Film: Blue Heron
Now, a run of three films - becoming quite the habit! Today, I decided on Blue Heron - set in the 1990s, it sees a family move to Vancouver Island, only to have serious problems with the increasingly erratic behaviour of their teenage son. Showing in the Garden Cinema, nice and late - I put myself to bed and set the alarm in time to go and eat beforehand. When I checked before going out, it was mostly booked - a last-minute rush - so I booked too.
Headed to Nando's Holborn, where the frazzled manager said, to avoid the sun glaring through the windows, I could sit right in the corner, beside the plant - or I could just sit right there, at a table for four. Which I did. The place was shortly afterwards absolutely crammed with well-dressed young people of colour - being Sunday, I speculated that they'd been to church, which was confirmed when I saw one of them carrying a bible (!). There were two separate groups - the larger one co-opted all the tables by the wall, pushing them together, and despite having arrived after I did, still hadn't ordered by the time I left, one of them holding forth on something like she was the leader.
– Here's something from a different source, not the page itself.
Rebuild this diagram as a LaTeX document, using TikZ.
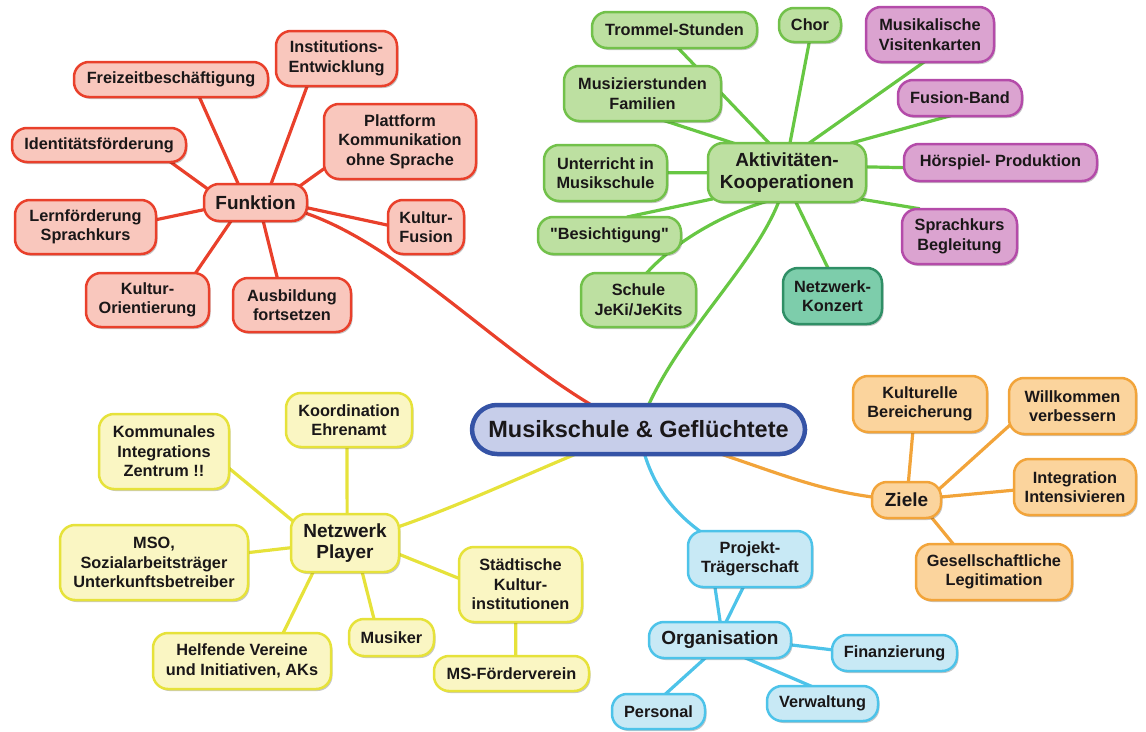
\documentclass[tikz,border=0pt]{standalone}
\usepackage{fontspec}
\setmainfont{Liberation Sans}
\usetikzlibrary{shadows,backgrounds}
\definecolor{redfill}{HTML}{F9C7BD}
\definecolor{redline}{HTML}{E9402B}
\definecolor{grfill}{HTML}{BDE0A1}
\definecolor{grline}{HTML}{72C14A}
\definecolor{pufill}{HTML}{DBA3D0}
\definecolor{puline}{HTML}{B44BA9}
\definecolor{tefill}{HTML}{7DCDAB}
\definecolor{teline}{HTML}{2F8F66}
\definecolor{yefill}{HTML}{FAF6C3}
\definecolor{yeline}{HTML}{E6E23A}
\definecolor{orfill}{HTML}{FBD49D}
\definecolor{orline}{HTML}{F2A43A}
\definecolor{blfill}{HTML}{C8E9F5}
\definecolor{blline}{HTML}{4DC3E9}
\definecolor{cefill}{HTML}{C7CEEA}
\definecolor{celine}{HTML}{3553A6}
\definecolor{txt}{HTML}{1A1718}
\tikzset{
 bub/.style={draw, line width=2.5pt, rounded corners=15pt, align=center, inner sep=2pt, text=txt,
   font=\fontsize{16.3}{19.5}\selectfont\bfseries,
   drop shadow={shadow xshift=1.5pt, shadow yshift=-2pt, opacity=0.22, fill=black}},
 big/.style={font=\fontsize{19}{21.5}\selectfont\bfseries},
 rb/.style={bub, fill=redfill, draw=redline},
 gb/.style={bub, fill=grfill, draw=grline},
 pb/.style={bub, fill=pufill, draw=puline},
 tb/.style={bub, fill=tefill, draw=teline},
 yb/.style={bub, fill=yefill, draw=yeline},
 ob/.style={bub, fill=orfill, draw=orline},
 bb/.style={bub, fill=blfill, draw=blline},
 con/.style={line width=3.2pt, line cap=round, shorten <=-6pt, shorten >=-6pt},
 rcon/.style={con, draw=redline},
 gcon/.style={con, draw=grline!90!green},
 ycon/.style={con, draw=yeline},
 ocon/.style={con, draw=orline},
 bcon/.style={con, draw=blline}
}
\begin{document}
\begin{tikzpicture}[x=1pt,y=-1pt]
\useasboundingbox (0,0) rectangle (1146,731);
% central
\node[draw=celine, fill=cefill, line width=4.5pt, rounded corners=25pt, minimum width=333pt, minimum height=49pt,
  text=txt, font=\fontsize{23.5}{26}\selectfont\bfseries,
  drop shadow={shadow xshift=1.5pt, shadow yshift=-2pt, opacity=0.22, fill=black}] (cen) at (638.5,429.5) {Musikschule \& Geflüchtete};
% red
\node[rb, big, minimum width=103pt, minimum height=37pt] (funk) at (255.5,202.5) {Funktion};
\node[rb, minimum width=194pt, minimum height=35pt] (frei) at (171,79.5) {Freizeitbeschäftigung};
\node[rb, minimum width=121pt, minimum height=55pt] (inst) at (336.5,58.5) {Institutions-\\Entwicklung};
\node[rb, minimum width=174pt, minimum height=34pt] (ident) at (99,145) {Identitätsförderung};
\node[rb, minimum width=152pt, minimum height=75pt] (platt) at (400,141.5) {Plattform\\Kommunikation\\ohne Sprache};
\node[rb, minimum width=141pt, minimum height=54pt] (lern) at (85.5,227) {Lernförderung\\Sprachkurs};
\node[rb, minimum width=76pt, minimum height=54pt] (kfus) at (426,227) {Kultur-\\Fusion};
\node[rb, minimum width=123pt, minimum height=54pt] (kori) at (147.5,300) {Kultur-\\Orientierung};
\node[rb, minimum width=118pt, minimum height=54pt] (ausb) at (292,305) {Ausbildung\\fortsetzen};
% green
\node[gb, big, minimum width=158pt, minimum height=59pt] (akt) at (787,172.5) {Aktivitäten-\\Kooperationen};
\node[gb, minimum width=165pt, minimum height=36pt] (trom) at (674.5,30) {Trommel-Stunden};
\node[gb, minimum width=62pt, minimum height=34pt] (chor) at (810,25) {Chor};
\node[gb, minimum width=157pt, minimum height=55pt] (musi) at (642.5,93.5) {Musizierstunden\\Familien};
\node[gb, minimum width=123pt, minimum height=56pt] (unt) at (605.5,173) {Unterricht in\\Musikschule};
\node[gb, minimum width=143pt, minimum height=37pt] (bes) at (609.5,235.5) {\textquotedbl Besichtigung\textquotedbl};
\node[gb, minimum width=115pt, minimum height=54pt] (sch) at (638.5,300) {Schule\\JeKi/JeKits};
\node[tb, minimum width=99pt, minimum height=56pt] (nk) at (832.5,296) {Netzwerk-\\Konzert};
\node[pb, minimum width=128pt, minimum height=55pt] (visit) at (930,34.5) {Musikalische\\Visitenkarten};
\node[pb, minimum width=124pt, minimum height=36pt] (fband) at (960,98) {Fusion-Band};
\node[pb, minimum width=193pt, minimum height=37pt] (hoer) at (1000.5,162.5) {Hörspiel- Produktion};
\node[pb, minimum width=115pt, minimum height=55pt] (spr) at (959.5,236.5) {Sprachkurs\\Begleitung};
% yellow
\node[yb, big, minimum width=108pt, minimum height=58pt] (np) at (345,543) {Netzwerk\\Player};
\node[yb, minimum width=126pt, minimum height=54pt] (koord) at (349,420) {Koordination\\Ehrenamt};
\node[yb, minimum width=130pt, minimum height=75pt] (komm) at (164,451.5) {Kommunales\\Integrations\\Zentrum !!};
\node[yb, minimum width=188pt, minimum height=75pt] (mso) at (154,562.5) {MSO,\\Sozialarbeitsträger\\Unterkunftsbetreiber};
\node[yb, minimum width=178pt, minimum height=56pt] (helf) at (242,661) {Helfende Vereine\\und Initiativen, AKs};
\node[yb, minimum width=85pt, minimum height=37pt] (musk) at (391.5,637.5) {Musiker};
\node[yb, minimum width=123pt, minimum height=75pt] (staedt) at (520.5,584.5) {Städtische\\Kultur-\\institutionen};
\node[yb, minimum width=155pt, minimum height=35pt] (msf) at (511.5,673.5) {MS-Förderverein};
% orange
\node[ob, big, minimum width=69pt, minimum height=36pt] (ziele) at (906.5,500) {Ziele};
\node[ob, minimum width=134pt, minimum height=56pt] (kult) at (920,404) {Kulturelle\\Bereicherung};
\node[ob, minimum width=127pt, minimum height=56pt] (willk) at (1072.5,406) {Willkommen\\verbessern};
\node[ob, minimum width=122pt, minimum height=56pt] (integ) at (1075,487) {Integration\\Intensivieren};
\node[ob, minimum width=156pt, minimum height=56pt] (gesell) at (994,572) {Gesellschaftliche\\Legitimation};
% blue
\node[bb, minimum width=124pt, minimum height=56pt] (proj) at (750,559) {Projekt-\\Trägerschaft};
\node[bb, big, minimum width=142pt, minimum height=36pt] (org) at (720,640) {Organisation};
\node[bb, minimum width=125pt, minimum height=36pt] (fin) at (894.5,653) {Finanzierung};
\node[bb, minimum width=111pt, minimum height=35pt] (verw) at (822.5,703.5) {Verwaltung};
\node[bb, minimum width=93pt, minimum height=35pt] (pers) at (658.5,711.5) {Personal};
\begin{scope}[on background layer]
% red
\draw[rcon] (funk.132) -- (frei.-33);
\draw[rcon] (funk.51) -- (inst.224);
\draw[rcon] (funk.162) -- (ident.-14);
\draw[rcon] (funk.22) -- (platt.200);
\draw[rcon] (funk.188) -- (lern.6);
\draw[rcon] (funk.-6) -- (kfus.177);
\draw[rcon] (funk.218) -- (kori.30);
\draw[rcon] (funk.292) -- (ausb.118);
\draw[rcon] (funk.center) .. controls (380,205) and (507,376) .. (cen.center);
% green
\draw[gcon] (akt.122) -- (trom.284);
\draw[gcon] (akt.152) -- (musi.-47);
\draw[gcon] (akt.84) -- (chor.267);
\draw[gcon] (akt) -- (unt);
\draw[gcon] (akt.199) -- (bes.40);
\draw[gcon] (akt.229) .. controls (720,215) and (670,245) .. (sch.72);
\draw[gcon] (akt.-73) -- (nk.100);
\draw[gcon] (akt.52) -- (visit.255);
\draw[gcon] (akt.24) -- (fband.232);
\draw[gcon] (akt.4) -- (hoer.183);
\draw[gcon] (akt.-19) -- (spr.148);
\draw[gcon] (akt.center) .. controls (780,250) and (670,330) .. (cen.center);
% yellow
\draw[ycon] (np.86) -- (koord.266);
\draw[ycon] (np.156) -- (komm.-15);
\draw[ycon] (np.185) -- (mso.6);
\draw[ycon] (np.223) -- (helf.35);
\draw[ycon] (np.-60) -- (musk.132);
\draw[ycon] (np.-12) -- (staedt.174);
\draw[ycon] (staedt.-97) -- (msf.77);
\draw[ycon] (np.center) .. controls (440,520) and (550,460) .. (cen.center);
% orange
\draw[ocon] (ziele.84) -- (kult.-104);
\draw[ocon] (ziele.21) -- (willk.198);
\draw[ocon] (ziele.5) -- (integ.183);
\draw[ocon] (ziele.-36) -- (gesell.145);
\draw[ocon] (cen.center) .. controls (760,460) and (810,497) .. (ziele.center);
% blue
\draw[bcon] (cen.center) .. controls (648,490) and (680,530) .. (proj.center);
\draw[bcon] (proj.220) -- (org.90);
\draw[bcon] (proj.256) -- (org.71);
\draw[bcon] (org.-4) -- (fin.177);
\draw[bcon] (org.-34) -- (verw.128);
\draw[bcon] (org.230) -- (pers.66);
\end{scope}
\end{tikzpicture}
\end{document}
For my part, it took ages for my wine to come, and indeed the food did come first, served by the surliest waiter I've ever seen there! She'd already turned away when I asked her about the wine - had to repeat myself, and she couldn't have looked less interested, but said she'd go check. So she came back with that a while later, plonking it on the table with as little interest as she had in the food. Now, I was really early for the film - and the wine is cheaper at Nando's - so I cheekily ordered another, under the noses of the churchgoers. ;-) That one came faster. I had time for dessert, but was honestly stuffed.
Popped over to the cinema in time for the film, and was getting another drink when the announcement came that the cinema was open. I was the last in before the guy giving a small speech about the film, and how he'd been one of the ones that proposed it, and had been planning to watch it himself, but now couldn't because of the rota.
The producers, as this guy told us, were also responsible for Everybody to Kenmure Street, which I found excellent. And this is a beautifully shot piece, shot on location - and the scenery around there is gorgeous - and sensitively handled, the troubled boy sailing beatifically through it with no apparent idea of the trouble he's causing, and certainly no interest in it. The story is told from the perspective of his little sister, too young to be making decisions about what happens, but old enough to be affected by it.
Funnily enough, the troubled kid is the only one named. I think. Of course, with him acting up all the time - in large ways and small - the family tends to revolve around him. In what is probably a biographical piece, we are, towards the end, given a summary of what happens outside the scope of the film. Certainly, during the film, we only hear secondhand about what's happening outside our purview - and to be honest, not a lot really happens. Plot is minimal - this is a mood piece. As I say, very sensitively handled.